▶ GIVEN DATA
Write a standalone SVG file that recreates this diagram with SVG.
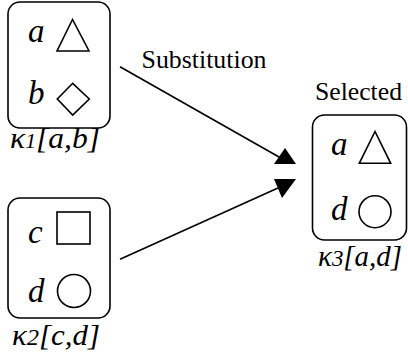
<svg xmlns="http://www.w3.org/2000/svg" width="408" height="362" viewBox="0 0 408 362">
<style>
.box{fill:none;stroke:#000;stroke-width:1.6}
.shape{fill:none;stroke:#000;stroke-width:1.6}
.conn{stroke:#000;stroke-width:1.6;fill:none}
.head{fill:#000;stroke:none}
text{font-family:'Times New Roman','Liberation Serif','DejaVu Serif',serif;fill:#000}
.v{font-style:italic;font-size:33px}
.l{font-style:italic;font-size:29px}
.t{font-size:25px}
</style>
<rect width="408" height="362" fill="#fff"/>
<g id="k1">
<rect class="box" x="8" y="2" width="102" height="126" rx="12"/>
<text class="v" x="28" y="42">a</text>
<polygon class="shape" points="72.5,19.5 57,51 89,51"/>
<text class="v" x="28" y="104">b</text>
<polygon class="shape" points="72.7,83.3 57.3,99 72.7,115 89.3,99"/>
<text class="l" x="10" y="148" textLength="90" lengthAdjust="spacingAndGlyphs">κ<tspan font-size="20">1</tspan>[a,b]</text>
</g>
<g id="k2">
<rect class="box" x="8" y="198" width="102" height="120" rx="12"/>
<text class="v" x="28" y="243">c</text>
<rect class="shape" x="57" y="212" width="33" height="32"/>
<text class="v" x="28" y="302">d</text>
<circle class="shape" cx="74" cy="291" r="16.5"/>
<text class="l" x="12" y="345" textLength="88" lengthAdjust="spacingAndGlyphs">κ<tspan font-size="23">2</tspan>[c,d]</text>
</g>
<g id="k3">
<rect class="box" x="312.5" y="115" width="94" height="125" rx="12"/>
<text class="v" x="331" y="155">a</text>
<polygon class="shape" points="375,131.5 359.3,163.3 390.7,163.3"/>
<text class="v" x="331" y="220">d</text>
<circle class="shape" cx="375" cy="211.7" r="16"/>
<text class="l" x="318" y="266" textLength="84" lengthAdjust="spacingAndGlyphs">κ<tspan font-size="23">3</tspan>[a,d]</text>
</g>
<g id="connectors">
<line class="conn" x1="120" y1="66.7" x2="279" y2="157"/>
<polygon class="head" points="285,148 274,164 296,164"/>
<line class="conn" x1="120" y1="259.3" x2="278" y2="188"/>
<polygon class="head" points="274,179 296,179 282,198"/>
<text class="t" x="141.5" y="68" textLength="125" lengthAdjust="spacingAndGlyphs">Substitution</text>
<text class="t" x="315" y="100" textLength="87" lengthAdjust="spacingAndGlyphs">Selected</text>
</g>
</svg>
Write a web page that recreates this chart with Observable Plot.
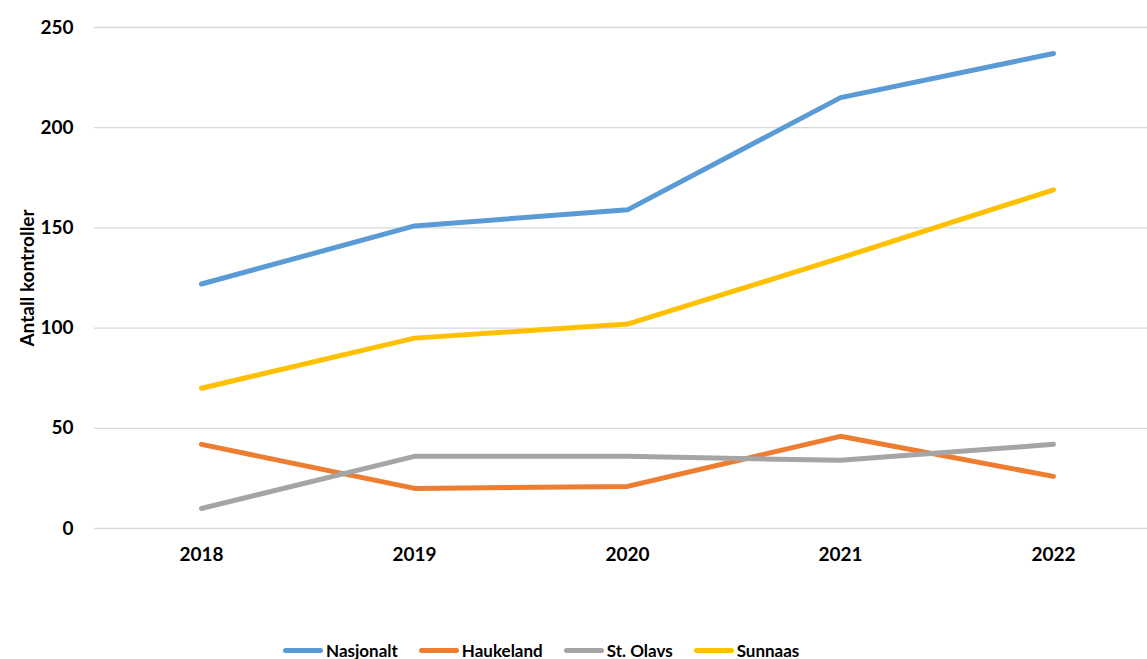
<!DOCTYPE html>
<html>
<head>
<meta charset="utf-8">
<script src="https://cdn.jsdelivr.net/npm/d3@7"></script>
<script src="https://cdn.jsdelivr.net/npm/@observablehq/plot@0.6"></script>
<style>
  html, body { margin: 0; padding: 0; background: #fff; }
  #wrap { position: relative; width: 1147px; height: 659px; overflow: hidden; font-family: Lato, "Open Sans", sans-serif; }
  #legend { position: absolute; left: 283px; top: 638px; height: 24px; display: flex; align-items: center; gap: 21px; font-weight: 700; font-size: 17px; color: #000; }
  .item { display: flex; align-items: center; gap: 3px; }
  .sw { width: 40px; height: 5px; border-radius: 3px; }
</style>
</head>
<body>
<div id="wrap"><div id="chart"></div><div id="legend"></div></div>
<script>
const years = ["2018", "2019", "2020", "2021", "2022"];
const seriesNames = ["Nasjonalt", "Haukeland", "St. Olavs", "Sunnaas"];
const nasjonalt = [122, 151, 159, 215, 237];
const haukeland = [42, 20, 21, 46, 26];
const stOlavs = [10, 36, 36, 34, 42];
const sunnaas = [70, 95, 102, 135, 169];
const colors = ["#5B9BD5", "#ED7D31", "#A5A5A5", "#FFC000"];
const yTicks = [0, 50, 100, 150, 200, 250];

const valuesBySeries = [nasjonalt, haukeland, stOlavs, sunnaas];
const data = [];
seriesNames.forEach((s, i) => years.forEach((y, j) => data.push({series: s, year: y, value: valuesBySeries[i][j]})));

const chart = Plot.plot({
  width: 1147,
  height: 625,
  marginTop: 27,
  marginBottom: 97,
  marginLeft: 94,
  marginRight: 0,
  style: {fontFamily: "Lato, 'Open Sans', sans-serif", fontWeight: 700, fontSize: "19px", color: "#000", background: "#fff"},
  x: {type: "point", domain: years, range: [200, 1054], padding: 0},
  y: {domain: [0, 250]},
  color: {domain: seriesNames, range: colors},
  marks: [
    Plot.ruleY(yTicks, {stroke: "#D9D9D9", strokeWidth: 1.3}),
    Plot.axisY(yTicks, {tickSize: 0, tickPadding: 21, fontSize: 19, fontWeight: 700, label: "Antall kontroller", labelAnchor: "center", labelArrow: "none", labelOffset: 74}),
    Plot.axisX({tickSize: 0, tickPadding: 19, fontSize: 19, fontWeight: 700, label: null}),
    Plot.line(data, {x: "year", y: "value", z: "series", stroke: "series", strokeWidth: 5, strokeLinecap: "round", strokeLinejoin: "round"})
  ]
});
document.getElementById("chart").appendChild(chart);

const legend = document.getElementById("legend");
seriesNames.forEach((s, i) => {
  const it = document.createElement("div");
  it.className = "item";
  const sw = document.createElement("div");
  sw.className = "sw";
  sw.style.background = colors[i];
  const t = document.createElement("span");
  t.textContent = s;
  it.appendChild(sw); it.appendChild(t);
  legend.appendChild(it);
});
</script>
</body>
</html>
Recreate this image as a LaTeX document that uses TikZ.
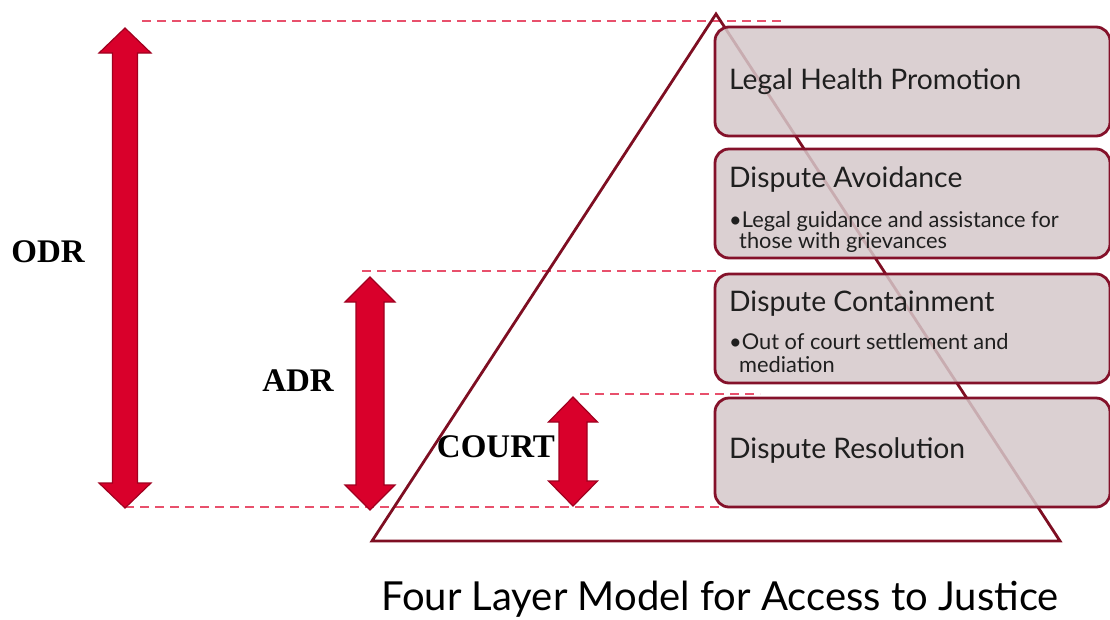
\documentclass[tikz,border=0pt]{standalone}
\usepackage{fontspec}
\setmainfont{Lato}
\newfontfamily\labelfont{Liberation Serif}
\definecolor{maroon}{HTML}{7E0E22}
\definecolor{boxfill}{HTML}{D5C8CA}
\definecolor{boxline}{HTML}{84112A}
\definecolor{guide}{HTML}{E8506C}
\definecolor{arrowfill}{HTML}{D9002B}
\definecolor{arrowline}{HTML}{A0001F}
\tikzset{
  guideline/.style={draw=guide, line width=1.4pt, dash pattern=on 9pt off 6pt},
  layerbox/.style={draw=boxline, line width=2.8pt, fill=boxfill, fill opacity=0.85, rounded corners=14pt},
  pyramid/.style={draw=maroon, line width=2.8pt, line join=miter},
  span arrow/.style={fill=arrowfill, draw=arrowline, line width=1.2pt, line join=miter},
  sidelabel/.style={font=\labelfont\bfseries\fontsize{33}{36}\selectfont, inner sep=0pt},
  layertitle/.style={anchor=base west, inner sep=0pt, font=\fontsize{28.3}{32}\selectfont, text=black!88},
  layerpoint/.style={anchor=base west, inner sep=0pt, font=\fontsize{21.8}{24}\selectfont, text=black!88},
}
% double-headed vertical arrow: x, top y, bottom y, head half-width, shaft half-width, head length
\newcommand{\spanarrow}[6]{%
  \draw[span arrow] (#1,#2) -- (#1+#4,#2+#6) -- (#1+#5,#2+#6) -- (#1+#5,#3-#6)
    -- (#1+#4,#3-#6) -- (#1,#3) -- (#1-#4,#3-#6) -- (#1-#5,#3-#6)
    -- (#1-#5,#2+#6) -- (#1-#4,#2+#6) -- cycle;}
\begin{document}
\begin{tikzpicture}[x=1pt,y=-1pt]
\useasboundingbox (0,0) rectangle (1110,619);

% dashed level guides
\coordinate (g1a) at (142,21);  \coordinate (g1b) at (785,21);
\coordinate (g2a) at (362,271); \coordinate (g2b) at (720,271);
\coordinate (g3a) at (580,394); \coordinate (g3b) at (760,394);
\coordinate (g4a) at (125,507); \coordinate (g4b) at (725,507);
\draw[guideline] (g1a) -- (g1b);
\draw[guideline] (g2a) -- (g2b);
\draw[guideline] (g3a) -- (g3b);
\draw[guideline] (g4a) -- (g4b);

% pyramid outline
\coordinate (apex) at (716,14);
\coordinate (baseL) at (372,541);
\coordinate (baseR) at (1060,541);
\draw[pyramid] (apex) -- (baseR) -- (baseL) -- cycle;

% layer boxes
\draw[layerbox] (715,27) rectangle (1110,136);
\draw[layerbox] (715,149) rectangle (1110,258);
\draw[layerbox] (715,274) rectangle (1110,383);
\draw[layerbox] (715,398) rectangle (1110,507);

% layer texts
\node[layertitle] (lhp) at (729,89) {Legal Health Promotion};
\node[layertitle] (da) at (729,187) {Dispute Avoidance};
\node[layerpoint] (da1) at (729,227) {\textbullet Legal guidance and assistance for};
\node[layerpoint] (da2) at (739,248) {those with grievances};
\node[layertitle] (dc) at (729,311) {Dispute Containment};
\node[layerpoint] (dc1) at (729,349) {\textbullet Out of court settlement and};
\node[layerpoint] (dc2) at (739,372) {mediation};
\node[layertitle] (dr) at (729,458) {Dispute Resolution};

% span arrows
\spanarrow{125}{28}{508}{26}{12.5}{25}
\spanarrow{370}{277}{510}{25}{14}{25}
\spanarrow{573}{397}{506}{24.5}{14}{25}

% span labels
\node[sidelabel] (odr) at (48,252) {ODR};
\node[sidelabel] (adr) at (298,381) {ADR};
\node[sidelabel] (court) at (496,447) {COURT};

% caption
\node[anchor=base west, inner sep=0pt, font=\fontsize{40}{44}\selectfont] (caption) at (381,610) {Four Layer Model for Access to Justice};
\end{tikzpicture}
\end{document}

==

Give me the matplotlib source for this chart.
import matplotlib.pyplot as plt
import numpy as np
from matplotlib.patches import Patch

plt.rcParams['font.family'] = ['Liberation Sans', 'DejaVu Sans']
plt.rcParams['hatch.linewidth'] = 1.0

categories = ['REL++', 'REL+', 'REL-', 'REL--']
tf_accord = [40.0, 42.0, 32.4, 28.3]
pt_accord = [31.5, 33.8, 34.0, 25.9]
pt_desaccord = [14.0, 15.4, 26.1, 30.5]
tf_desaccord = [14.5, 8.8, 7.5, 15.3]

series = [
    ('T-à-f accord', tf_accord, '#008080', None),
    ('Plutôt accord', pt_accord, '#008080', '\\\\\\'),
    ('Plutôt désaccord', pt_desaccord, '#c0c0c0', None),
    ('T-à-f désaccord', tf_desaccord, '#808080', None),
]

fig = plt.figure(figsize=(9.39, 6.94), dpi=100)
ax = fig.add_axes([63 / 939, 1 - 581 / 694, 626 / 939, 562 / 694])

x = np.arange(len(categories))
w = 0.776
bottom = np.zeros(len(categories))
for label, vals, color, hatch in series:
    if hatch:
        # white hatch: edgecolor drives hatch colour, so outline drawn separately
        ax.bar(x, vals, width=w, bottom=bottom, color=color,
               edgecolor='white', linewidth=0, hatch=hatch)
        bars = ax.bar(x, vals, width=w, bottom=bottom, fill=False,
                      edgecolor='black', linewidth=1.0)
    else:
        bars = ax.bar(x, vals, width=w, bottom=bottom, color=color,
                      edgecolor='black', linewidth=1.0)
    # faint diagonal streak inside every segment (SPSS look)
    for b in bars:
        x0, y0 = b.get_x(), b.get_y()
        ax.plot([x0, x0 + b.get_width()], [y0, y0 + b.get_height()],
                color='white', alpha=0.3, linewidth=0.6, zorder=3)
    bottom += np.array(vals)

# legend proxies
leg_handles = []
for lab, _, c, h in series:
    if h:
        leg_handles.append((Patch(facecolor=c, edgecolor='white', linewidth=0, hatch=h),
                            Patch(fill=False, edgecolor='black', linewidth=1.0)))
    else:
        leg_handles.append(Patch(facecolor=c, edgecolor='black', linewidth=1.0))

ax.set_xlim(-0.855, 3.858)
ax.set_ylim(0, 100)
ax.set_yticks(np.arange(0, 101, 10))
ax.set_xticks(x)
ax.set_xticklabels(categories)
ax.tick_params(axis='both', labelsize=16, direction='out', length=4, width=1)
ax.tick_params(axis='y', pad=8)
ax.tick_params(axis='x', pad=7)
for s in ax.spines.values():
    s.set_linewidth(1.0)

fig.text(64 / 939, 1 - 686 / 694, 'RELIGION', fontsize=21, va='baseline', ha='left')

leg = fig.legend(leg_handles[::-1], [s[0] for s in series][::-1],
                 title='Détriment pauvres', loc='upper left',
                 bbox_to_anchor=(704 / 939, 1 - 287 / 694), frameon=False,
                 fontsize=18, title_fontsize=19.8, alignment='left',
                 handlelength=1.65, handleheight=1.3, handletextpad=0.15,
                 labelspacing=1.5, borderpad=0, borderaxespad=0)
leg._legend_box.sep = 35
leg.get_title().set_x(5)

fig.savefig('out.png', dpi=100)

...

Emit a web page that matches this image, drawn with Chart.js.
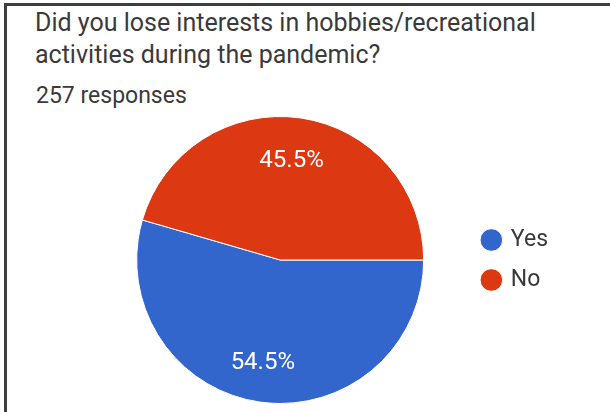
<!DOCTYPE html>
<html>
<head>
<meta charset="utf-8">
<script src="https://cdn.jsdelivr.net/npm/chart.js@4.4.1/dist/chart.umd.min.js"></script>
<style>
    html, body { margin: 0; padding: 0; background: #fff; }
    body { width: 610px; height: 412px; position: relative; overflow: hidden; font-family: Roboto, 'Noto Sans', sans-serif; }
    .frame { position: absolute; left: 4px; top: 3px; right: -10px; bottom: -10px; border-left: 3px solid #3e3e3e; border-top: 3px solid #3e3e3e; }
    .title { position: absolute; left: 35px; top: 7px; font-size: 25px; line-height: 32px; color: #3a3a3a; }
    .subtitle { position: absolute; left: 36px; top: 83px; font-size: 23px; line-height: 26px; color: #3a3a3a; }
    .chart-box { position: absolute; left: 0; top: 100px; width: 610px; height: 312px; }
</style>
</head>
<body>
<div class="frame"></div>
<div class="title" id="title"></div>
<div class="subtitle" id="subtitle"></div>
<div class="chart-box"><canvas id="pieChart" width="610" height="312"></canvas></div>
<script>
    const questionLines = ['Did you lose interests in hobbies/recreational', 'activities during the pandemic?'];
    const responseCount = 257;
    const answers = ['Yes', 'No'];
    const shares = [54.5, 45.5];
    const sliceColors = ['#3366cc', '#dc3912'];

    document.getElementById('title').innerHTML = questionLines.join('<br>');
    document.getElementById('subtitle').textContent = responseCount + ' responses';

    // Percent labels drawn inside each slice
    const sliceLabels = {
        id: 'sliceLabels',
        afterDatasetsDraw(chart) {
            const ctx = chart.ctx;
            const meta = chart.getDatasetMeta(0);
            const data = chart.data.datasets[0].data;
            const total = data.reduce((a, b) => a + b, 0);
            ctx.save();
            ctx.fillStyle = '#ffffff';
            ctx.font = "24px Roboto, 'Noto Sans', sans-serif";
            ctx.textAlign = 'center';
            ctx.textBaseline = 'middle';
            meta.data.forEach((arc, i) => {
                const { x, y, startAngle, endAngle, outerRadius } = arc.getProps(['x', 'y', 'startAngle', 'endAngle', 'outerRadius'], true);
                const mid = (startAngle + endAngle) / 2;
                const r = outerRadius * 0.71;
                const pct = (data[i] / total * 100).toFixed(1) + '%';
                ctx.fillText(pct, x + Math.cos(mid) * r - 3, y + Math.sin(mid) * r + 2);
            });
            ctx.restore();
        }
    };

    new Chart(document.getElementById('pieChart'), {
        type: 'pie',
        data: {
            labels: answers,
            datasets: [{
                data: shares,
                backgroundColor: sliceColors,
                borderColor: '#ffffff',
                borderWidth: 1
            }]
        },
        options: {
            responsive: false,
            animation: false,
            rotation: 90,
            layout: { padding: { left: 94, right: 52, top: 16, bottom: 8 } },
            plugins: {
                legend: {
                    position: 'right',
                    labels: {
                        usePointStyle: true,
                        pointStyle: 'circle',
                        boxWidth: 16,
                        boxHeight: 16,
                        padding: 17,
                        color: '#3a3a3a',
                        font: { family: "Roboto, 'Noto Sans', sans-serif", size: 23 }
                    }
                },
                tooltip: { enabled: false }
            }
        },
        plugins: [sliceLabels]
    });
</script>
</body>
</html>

▶ PROBLEM
Please quote only the span of lines whose first line contains "Write a web" and whose last line contains "const yTicks = [0, 50, 100, 150, 200, 250];", leaving every picture out.

▶ FULL OUTPUT
Write a web page that recreates this chart with Observable Plot.
<!DOCTYPE html>
<html>
<head>
<meta charset="utf-8">
<script src="https://cdn.jsdelivr.net/npm/d3@7"></script>
<script src="https://cdn.jsdelivr.net/npm/@observablehq/plot@0.6"></script>
<style>
  html, body { margin: 0; padding: 0; background: #fff; }
  #wrap { position: relative; width: 1147px; height: 659px; overflow: hidden; font-family: Lato, "Open Sans", sans-serif; }
  #legend { position: absolute; left: 283px; top: 638px; height: 24px; display: flex; align-items: center; gap: 21px; font-weight: 700; font-size: 17px; color: #000; }
  .item { display: flex; align-items: center; gap: 3px; }
  .sw { width: 40px; height: 5px; border-radius: 3px; }
</style>
</head>
<body>
<div id="wrap"><div id="chart"></div><div id="legend"></div></div>
<script>
const years = ["2018", "2019", "2020", "2021", "2022"];
const seriesNames = ["Nasjonalt", "Haukeland", "St. Olavs", "Sunnaas"];
const nasjonalt = [122, 151, 159, 215, 237];
const haukeland = [42, 20, 21, 46, 26];
const stOlavs = [10, 36, 36, 34, 42];
const sunnaas = [70, 95, 102, 135, 169];
const colors = ["#5B9BD5", "#ED7D31", "#A5A5A5", "#FFC000"];
const yTicks = [0, 50, 100, 150, 200, 250];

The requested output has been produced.